発展する「障害」の概念

発展する「障害」の概念

わたしたちの国は障害者権利条約批准の承認をうけました。2014年1月20日のことです。この条約は2006年12月13日に第61回国連総会において採択されました。遅れること7年、やっと2013年12月4日に国会で批准を承認し、翌1月20日に国連の批准承認をうけたという次第です。

この条約の前文(e)項はつぎのように定めています。

(e) Recognizing that disability is an evolving concept and that disability results from the interaction between persons with impairments and attitudinal and environmental barriers that hiders their full and effective in society on an equal basis with others,

これをわかりやすくいうと、「障害」の概念が発展したということ。それでどのように発展したかというと、「障害」というのは個人の心身のなかにあると思い込んできたけれども、そうではなく「障害」とは社会に存在する差別的障壁と個人特性との間にあるものと理解し確認した、という意味です。

この前文(e)項の日本政府公定訳は「(e)障害が発展する概念であることを認め、また、障害が、機能障害を有するものとこれらのものとに対する態度及び環境による障壁との間の相互作用であって、これらの者が他の者との平等を基礎として社会に完全かつ効果的に参加することを妨げるものによって生ずることを認め、」としています。

ここでは[disability]を「障害」、[impairments]を「機能障害」と日本語に訳しています。条約が[disability]という概念は発展したとし、[disability] とは[impairments]と[environmental barriers ]との相互作用であると規定し、人が体や脳に機能不全があること自体は[disability]と言わずに[impairments]に変えた、背景と歴史を伝える訳出になっていないと思います。

この曖昧さと意味ある連関を感じるのが国内法の改定です。

わたしたちの国は、この条約批准にあたり「障害者基本法」を改正しました。また「障害を理由とする差別の解消の推進に関する法律」を制定しました。

これらの法律では「障害」の定義を発展させていません。

「障害者」の定義を変えることによって条約に対応しています。

すなわち「障害者」とは「身体障害、知的障害、精神障害(発達障害を含む。)その他の心身の機能の障害(以下「障害」と総称する。)がある者であって、障害及び社会的障壁により継続的に日常生活又は社会生活に相当な制限を受ける状態にあるものをいう。」と規定しました。

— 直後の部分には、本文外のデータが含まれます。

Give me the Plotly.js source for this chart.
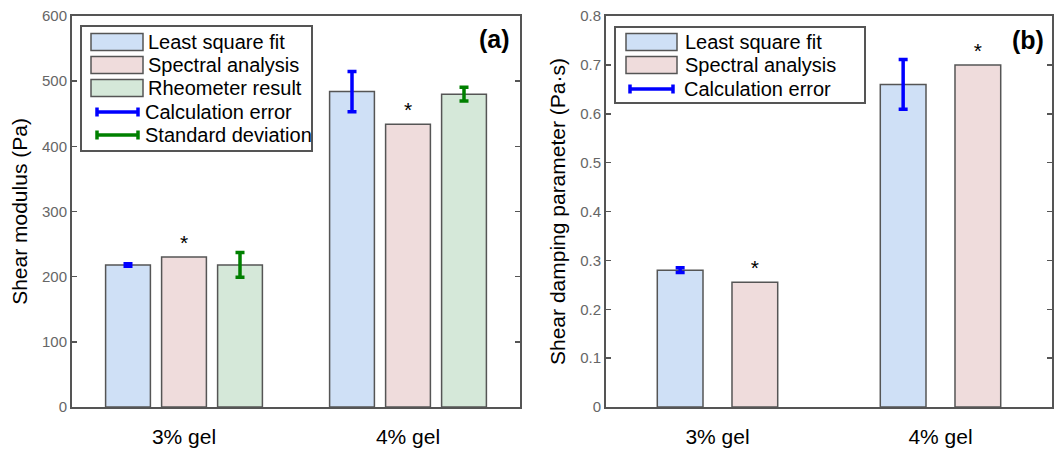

つまり「障害」概念は、従前どおり個人の心身の機能障害であるとして、「障害者」について「社会的障壁」によって制約をうける者と規定し、ここでいう「社会的障壁」とは「障害がある者にとって日常生活又は社会生活を営む上で障壁となるような社会における事物、制度、慣行、観念その他一切のものをいう。」としたのです。

これでは条約の肝である「障害」概念の発展も、「社会的障壁」の意味、[environmental barriers that hiders their full and effective in society on an equal basis with others,]社会に存在する差別的障壁、 すなわち個人が「他の者と平等に、社会に完全かつ実効的に参加することを妨げるもの」(2007年私訳)、という趣旨もまた損なうものになっていると思います。

繰り返しますが、条約では、社会との関係で個人の体や脳に機能の個人特性が不全性をもつことを[disability]ではなく[impairments]とし、そのうえで「disability」「障害」とは、[impairments]「個人の機能不全」と[environmental barriers]「社会に存在する差別的障壁」との相互作用であるという概念に発展したことを確認したといっています。

今回の条約批准と批准に伴う国内法の改正は、「障害」概念の発展したこと、社会的差別をもたらす要因としての「社会的障壁」が存在することを確認したという、人類のあたらしい思想をことさら伝わりにくいものにしています。

言葉の違いにとどまるのならまだしも、言葉のもつ社会性、歴史性、思想性を置き去りにしたのであれば見逃せません。

このままではわたしたちは、「障害」は個人の心身の中にあるものだと信じつづけるかもしれません。

2006年に世界は、誤った考えだとして変更し、それを人類思想の発展という言葉で確認し宣言しました。

わたしたちの国だけが古いあやまった考えをこれからもずっと続けることになっては困ります。